## Begin Collected material

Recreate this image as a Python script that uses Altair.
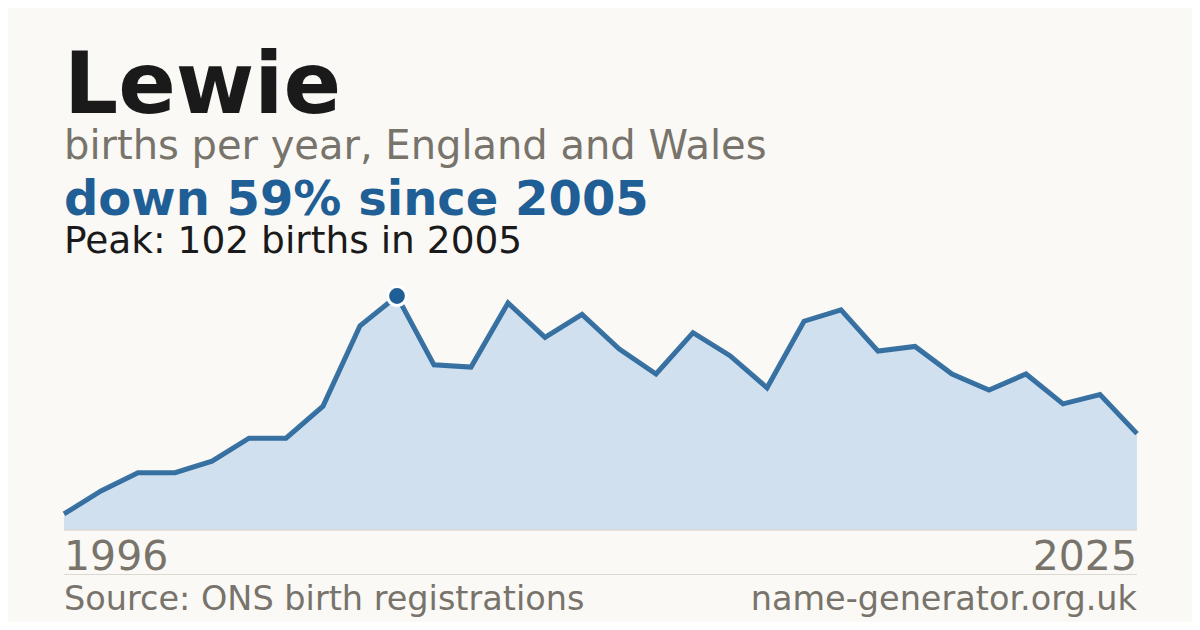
import altair as alt
import pandas as pd

name = "Lewie"
years = list(range(1996, 2026))
births = [7, 17, 25, 25, 30, 40, 40, 54, 89, 102,
          72, 71, 99, 84, 94, 79, 68, 86, 76, 62,
          91, 96, 78, 80, 68, 61, 68, 55, 59, 42]

subtitle = "births per year, England and Wales"
source = "Source: ONS birth registrations"
site = "name-generator.org.uk"

peak_val = max(births)
peak_year = years[births.index(peak_val)]
change = round((peak_val - births[-1]) / peak_val * 100)
headline = f"down {change}% since {peak_year}"
peak_text = f"Peak: {peak_val} births in {peak_year}"

df = pd.DataFrame({"year": years, "births": births})
peak_df = df[df["births"] == peak_val]

W, H = 1073, 234
FONT = "DejaVu Sans"
GREY = "#78736b"
BLUE = "#1f5f96"
DARK = "#1a1a1a"

x = alt.X("year:Q", scale=alt.Scale(domain=[years[0], years[-1]], nice=False, zero=False), axis=None)
y = alt.Y("births:Q", scale=alt.Scale(domain=[0, peak_val], nice=False), axis=None)

base = alt.Chart(df)
area = base.mark_area(color="#d0e0ef", opacity=1).encode(x=x, y=y)
line = base.mark_line(color=BLUE, strokeWidth=5, opacity=0.88).encode(x=x, y=y)
halo = alt.Chart(peak_df).mark_circle(size=480, color="white", opacity=1).encode(x=x, y=y)
point = alt.Chart(peak_df).mark_circle(size=250, color=BLUE, opacity=1).encode(x=x, y=y)

baseline = alt.Chart(pd.DataFrame({"a": [0]})).mark_rule(color="#dcd9d2", strokeWidth=1.5).encode(
    x=alt.value(0), x2=alt.value(W), y=alt.value(H))
sep = alt.Chart(pd.DataFrame({"a": [0]})).mark_rule(color="#dcd9d2", strokeWidth=1).encode(
    x=alt.value(0), x2=alt.value(W), y=alt.value(278.5))


def txt(t, yv, size, color, weight="normal", align="left", xv=0):
    return alt.Chart(pd.DataFrame({"t": [t]})).mark_text(
        font=FONT, fontSize=size, color=color, fontWeight=weight, align=align, baseline="alphabetic"
    ).encode(text="t:N", x=alt.value(xv), y=alt.value(yv))


texts = [
    txt(name, -183.5, 85, DARK, "bold"),
    txt(subtitle, -137, 40, GREY),
    txt(headline, -81, 48, BLUE, "bold"),
    txt(peak_text, -43, 37.5, DARK),
    txt(str(years[0]), 273.5, 41, GREY),
    txt(str(years[-1]), 273.5, 41, GREY, align="right", xv=W),
    txt(source, 313.5, 33.5, GREY),
    txt(site, 313.5, 33.5, GREY, align="right", xv=W),
]

chart = alt.layer(area, baseline, line, halo, point, sep, *texts).properties(
    width=W, height=H,
    autosize=alt.AutoSizeParams(type="none"),
    padding={"left": 56, "top": 288, "right": 55, "bottom": 92},
    background="#faf9f5",
).configure_view(stroke=None)

chart.save("out.html", embed_options={"renderer": "svg", "actions": False})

## End Collected material

- [Exercise] Give every line back word for word and leave the pictures out.

- [Result for this task]
Recreate this image as a Python script that uses Altair.
import altair as alt
import pandas as pd

name = "Lewie"
years = list(range(1996, 2026))
births = [7, 17, 25, 25, 30, 40, 40, 54, 89, 102,
          72, 71, 99, 84, 94, 79, 68, 86, 76, 62,
          91, 96, 78, 80, 68, 61, 68, 55, 59, 42]

subtitle = "births per year, England and Wales"
source = "Source: ONS birth registrations"
site = "name-generator.org.uk"

peak_val = max(births)
peak_year = years[births.index(peak_val)]
change = round((peak_val - births[-1]) / peak_val * 100)
headline = f"down {change}% since {peak_year}"
peak_text = f"Peak: {peak_val} births in {peak_year}"

df = pd.DataFrame({"year": years, "births": births})
peak_df = df[df["births"] == peak_val]

W, H = 1073, 234
FONT = "DejaVu Sans"
GREY = "#78736b"
BLUE = "#1f5f96"
DARK = "#1a1a1a"

x = alt.X("year:Q", scale=alt.Scale(domain=[years[0], years[-1]], nice=False, zero=False), axis=None)
y = alt.Y("births:Q", scale=alt.Scale(domain=[0, peak_val], nice=False), axis=None)

base = alt.Chart(df)
area = base.mark_area(color="#d0e0ef", opacity=1).encode(x=x, y=y)
line = base.mark_line(color=BLUE, strokeWidth=5, opacity=0.88).encode(x=x, y=y)
halo = alt.Chart(peak_df).mark_circle(size=480, color="white", opacity=1).encode(x=x, y=y)
point = alt.Chart(peak_df).mark_circle(size=250, color=BLUE, opacity=1).encode(x=x, y=y)

baseline = alt.Chart(pd.DataFrame({"a": [0]})).mark_rule(color="#dcd9d2", strokeWidth=1.5).encode(
    x=alt.value(0), x2=alt.value(W), y=alt.value(H))
sep = alt.Chart(pd.DataFrame({"a": [0]})).mark_rule(color="#dcd9d2", strokeWidth=1).encode(
    x=alt.value(0), x2=alt.value(W), y=alt.value(278.5))


def txt(t, yv, size, color, weight="normal", align="left", xv=0):
    return alt.Chart(pd.DataFrame({"t": [t]})).mark_text(
        font=FONT, fontSize=size, color=color, fontWeight=weight, align=align, baseline="alphabetic"
    ).encode(text="t:N", x=alt.value(xv), y=alt.value(yv))


texts = [
    txt(name, -183.5, 85, DARK, "bold"),
    txt(subtitle, -137, 40, GREY),
    txt(headline, -81, 48, BLUE, "bold"),
    txt(peak_text, -43, 37.5, DARK),
    txt(str(years[0]), 273.5, 41, GREY),
    txt(str(years[-1]), 273.5, 41, GREY, align="right", xv=W),
    txt(source, 313.5, 33.5, GREY),
    txt(site, 313.5, 33.5, GREY, align="right", xv=W),
]

chart = alt.layer(area, baseline, line, halo, point, sep, *texts).properties(
    width=W, height=H,
    autosize=alt.AutoSizeParams(type="none"),
    padding={"left": 56, "top": 288, "right": 55, "bottom": 92},
    background="#faf9f5",
).configure_view(stroke=None)

chart.save("out.html", embed_options={"renderer": "svg", "actions": False})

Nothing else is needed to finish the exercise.